Retype exactly what appears below from the line containing "Recreate this image" down to the line containing "var yTicks = [0, 10000, 20000, 30000, 40000, 50000];", keeping both end lines. Do not include pictures.

RAW DATA:
━━━━━━━━━━━━━━━━━━━━━━━━━━━━━━

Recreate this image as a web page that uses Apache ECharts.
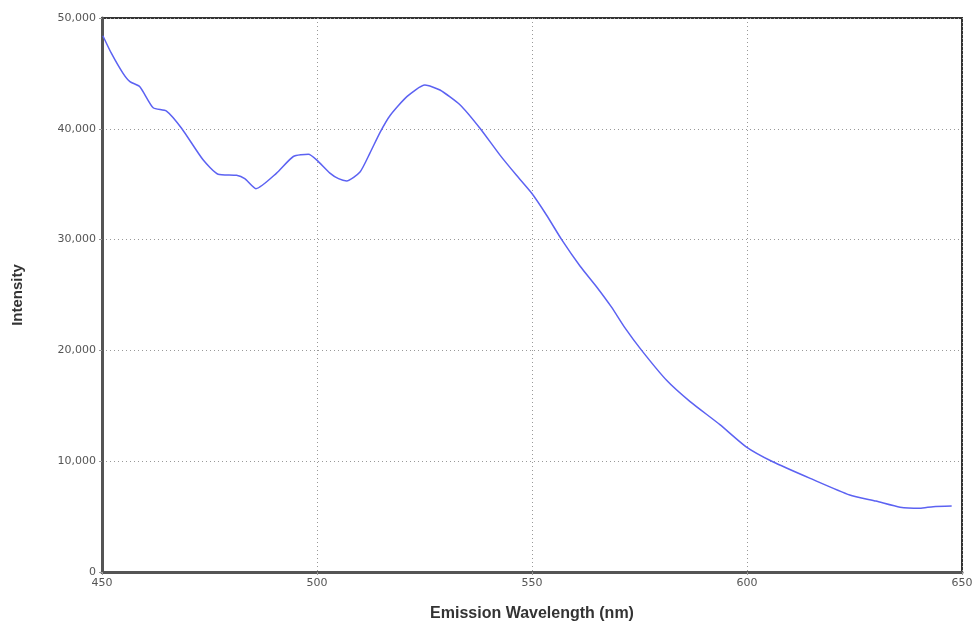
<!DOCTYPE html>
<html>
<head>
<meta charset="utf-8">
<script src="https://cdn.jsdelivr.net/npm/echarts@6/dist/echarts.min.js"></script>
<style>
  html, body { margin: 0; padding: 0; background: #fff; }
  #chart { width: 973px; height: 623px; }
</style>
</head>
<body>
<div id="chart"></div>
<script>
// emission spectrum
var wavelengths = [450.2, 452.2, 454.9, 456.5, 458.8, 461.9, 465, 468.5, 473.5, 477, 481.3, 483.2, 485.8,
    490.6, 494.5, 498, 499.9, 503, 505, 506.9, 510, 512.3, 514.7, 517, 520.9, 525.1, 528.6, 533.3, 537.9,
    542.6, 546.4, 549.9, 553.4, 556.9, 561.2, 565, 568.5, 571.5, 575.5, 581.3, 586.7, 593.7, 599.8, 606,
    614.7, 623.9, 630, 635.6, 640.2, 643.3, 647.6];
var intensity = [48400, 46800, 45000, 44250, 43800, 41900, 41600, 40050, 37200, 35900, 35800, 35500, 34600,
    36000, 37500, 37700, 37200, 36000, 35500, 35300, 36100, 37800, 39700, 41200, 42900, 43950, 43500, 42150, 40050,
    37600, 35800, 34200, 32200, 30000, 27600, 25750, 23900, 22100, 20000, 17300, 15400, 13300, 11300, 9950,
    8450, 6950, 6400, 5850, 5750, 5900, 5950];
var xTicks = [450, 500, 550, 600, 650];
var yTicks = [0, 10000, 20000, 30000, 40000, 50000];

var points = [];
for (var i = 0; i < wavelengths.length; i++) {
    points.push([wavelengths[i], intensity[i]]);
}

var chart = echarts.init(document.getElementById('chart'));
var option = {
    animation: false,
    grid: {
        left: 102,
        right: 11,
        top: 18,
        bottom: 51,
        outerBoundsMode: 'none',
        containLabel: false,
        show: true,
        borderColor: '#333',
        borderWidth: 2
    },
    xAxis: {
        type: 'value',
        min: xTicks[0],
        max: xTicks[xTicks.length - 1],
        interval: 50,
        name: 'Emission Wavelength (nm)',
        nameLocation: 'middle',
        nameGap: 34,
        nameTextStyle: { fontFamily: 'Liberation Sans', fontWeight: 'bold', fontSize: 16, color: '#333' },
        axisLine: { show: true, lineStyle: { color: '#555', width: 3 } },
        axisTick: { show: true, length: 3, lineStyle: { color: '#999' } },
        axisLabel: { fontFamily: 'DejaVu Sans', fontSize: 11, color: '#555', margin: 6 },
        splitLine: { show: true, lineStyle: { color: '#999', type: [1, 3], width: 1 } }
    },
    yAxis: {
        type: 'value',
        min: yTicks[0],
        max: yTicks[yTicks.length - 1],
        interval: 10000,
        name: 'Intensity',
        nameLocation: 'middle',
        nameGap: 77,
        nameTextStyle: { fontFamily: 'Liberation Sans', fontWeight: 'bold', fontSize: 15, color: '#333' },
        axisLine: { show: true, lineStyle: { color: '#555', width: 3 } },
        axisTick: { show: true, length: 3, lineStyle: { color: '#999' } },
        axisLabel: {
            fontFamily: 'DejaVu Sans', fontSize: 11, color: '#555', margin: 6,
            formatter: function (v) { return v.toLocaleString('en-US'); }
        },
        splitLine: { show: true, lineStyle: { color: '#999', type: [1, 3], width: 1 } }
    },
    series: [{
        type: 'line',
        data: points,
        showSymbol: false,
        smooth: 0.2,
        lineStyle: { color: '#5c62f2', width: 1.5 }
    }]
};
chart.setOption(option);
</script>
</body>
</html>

━━━━━━━━━━━━━━━━━━━━━━━━━━━━━━

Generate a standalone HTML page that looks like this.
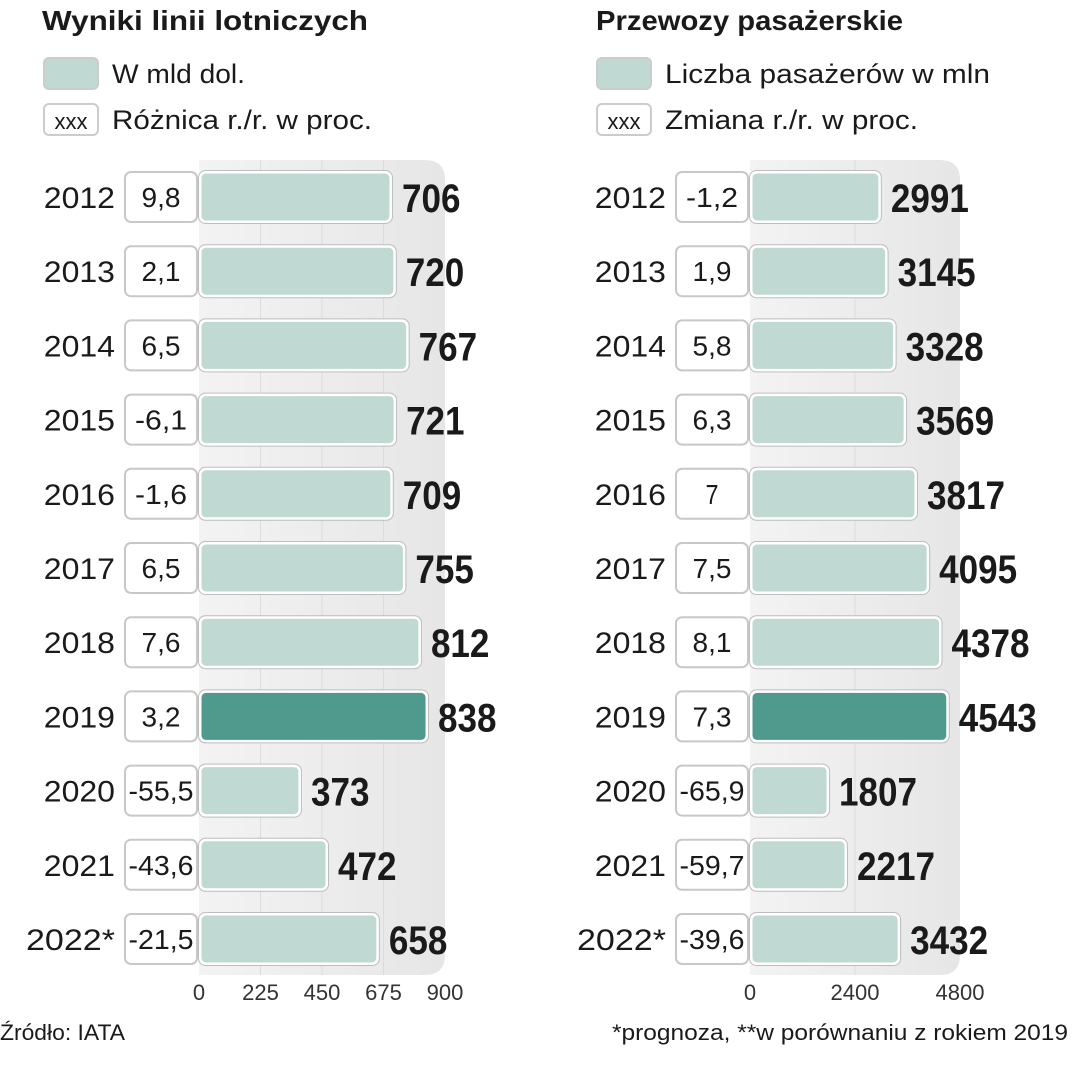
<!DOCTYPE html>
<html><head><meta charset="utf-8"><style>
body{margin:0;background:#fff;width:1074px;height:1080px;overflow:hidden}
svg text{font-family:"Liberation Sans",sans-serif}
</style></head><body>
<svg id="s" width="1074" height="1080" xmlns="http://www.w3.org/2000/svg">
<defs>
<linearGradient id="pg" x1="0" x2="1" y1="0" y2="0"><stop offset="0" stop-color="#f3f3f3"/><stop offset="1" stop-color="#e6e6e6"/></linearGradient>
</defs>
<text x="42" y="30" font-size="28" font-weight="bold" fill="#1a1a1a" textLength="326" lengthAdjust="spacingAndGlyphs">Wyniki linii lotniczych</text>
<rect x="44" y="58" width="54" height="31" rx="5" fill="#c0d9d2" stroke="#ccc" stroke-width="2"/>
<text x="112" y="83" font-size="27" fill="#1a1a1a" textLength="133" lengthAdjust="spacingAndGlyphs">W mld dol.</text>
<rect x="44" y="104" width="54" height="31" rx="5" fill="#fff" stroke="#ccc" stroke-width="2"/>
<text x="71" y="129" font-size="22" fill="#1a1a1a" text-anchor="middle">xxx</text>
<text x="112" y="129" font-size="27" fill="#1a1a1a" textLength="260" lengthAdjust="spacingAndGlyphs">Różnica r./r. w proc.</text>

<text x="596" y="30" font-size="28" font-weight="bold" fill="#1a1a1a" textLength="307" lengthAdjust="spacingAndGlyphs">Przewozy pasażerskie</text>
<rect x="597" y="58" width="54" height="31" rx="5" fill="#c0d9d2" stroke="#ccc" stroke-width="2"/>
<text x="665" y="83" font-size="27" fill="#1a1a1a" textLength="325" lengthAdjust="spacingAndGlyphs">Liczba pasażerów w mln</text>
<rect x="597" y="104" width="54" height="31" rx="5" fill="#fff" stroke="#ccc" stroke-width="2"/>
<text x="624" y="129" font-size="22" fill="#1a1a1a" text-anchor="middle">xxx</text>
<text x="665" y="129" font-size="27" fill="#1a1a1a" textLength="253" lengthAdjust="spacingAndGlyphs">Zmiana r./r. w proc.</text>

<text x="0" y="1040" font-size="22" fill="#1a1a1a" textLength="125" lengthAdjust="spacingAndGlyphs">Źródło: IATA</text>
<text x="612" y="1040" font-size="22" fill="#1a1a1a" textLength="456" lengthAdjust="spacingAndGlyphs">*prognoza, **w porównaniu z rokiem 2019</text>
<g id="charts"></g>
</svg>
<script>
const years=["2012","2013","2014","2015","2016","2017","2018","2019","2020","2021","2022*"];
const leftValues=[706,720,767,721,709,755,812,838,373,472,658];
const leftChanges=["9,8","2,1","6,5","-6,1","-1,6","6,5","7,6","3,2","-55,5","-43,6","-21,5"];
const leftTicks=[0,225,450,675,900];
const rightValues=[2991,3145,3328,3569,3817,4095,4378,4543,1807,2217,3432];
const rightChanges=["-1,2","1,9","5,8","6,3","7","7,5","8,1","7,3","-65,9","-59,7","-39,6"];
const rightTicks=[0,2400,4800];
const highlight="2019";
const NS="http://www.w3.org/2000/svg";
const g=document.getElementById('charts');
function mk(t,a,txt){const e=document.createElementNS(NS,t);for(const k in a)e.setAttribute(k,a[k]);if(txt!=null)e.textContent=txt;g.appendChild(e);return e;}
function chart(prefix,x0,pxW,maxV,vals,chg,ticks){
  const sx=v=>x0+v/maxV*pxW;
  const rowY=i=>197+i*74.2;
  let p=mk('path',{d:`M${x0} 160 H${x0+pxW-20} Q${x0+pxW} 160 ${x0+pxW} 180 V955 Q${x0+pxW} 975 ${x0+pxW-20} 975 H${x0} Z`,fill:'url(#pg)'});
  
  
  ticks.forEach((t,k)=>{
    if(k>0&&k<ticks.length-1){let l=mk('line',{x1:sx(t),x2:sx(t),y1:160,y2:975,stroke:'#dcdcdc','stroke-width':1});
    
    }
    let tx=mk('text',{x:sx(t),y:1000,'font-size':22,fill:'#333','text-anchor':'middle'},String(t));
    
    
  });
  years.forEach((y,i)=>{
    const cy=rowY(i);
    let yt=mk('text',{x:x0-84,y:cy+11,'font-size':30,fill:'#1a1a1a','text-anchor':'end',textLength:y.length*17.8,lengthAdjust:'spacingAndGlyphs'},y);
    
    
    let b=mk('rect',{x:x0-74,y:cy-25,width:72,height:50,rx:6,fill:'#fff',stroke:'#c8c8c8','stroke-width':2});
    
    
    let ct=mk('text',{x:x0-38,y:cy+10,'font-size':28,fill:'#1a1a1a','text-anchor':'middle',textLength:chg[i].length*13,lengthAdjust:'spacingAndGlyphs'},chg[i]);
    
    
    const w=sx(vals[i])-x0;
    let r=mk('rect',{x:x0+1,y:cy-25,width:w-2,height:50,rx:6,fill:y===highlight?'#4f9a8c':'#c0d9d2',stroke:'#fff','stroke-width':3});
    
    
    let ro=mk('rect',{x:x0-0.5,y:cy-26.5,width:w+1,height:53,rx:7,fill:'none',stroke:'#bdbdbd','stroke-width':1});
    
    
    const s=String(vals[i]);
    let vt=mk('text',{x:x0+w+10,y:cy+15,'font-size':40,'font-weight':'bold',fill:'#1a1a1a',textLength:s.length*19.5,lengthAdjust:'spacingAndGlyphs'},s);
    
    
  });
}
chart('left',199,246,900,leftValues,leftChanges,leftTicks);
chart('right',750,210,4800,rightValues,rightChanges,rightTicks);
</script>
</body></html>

━━━━━━━━━━━━━━━━━━━━━━━━━━━━━━

EXERCISE OUTPUT:
Recreate this image as a web page that uses Apache ECharts.
<!DOCTYPE html>
<html>
<head>
<meta charset="utf-8">
<script src="https://cdn.jsdelivr.net/npm/echarts@6/dist/echarts.min.js"></script>
<style>
  html, body { margin: 0; padding: 0; background: #fff; }
  #chart { width: 973px; height: 623px; }
</style>
</head>
<body>
<div id="chart"></div>
<script>
// emission spectrum
var wavelengths = [450.2, 452.2, 454.9, 456.5, 458.8, 461.9, 465, 468.5, 473.5, 477, 481.3, 483.2, 485.8,
    490.6, 494.5, 498, 499.9, 503, 505, 506.9, 510, 512.3, 514.7, 517, 520.9, 525.1, 528.6, 533.3, 537.9,
    542.6, 546.4, 549.9, 553.4, 556.9, 561.2, 565, 568.5, 571.5, 575.5, 581.3, 586.7, 593.7, 599.8, 606,
    614.7, 623.9, 630, 635.6, 640.2, 643.3, 647.6];
var intensity = [48400, 46800, 45000, 44250, 43800, 41900, 41600, 40050, 37200, 35900, 35800, 35500, 34600,
    36000, 37500, 37700, 37200, 36000, 35500, 35300, 36100, 37800, 39700, 41200, 42900, 43950, 43500, 42150, 40050,
    37600, 35800, 34200, 32200, 30000, 27600, 25750, 23900, 22100, 20000, 17300, 15400, 13300, 11300, 9950,
    8450, 6950, 6400, 5850, 5750, 5900, 5950];
var xTicks = [450, 500, 550, 600, 650];
var yTicks = [0, 10000, 20000, 30000, 40000, 50000];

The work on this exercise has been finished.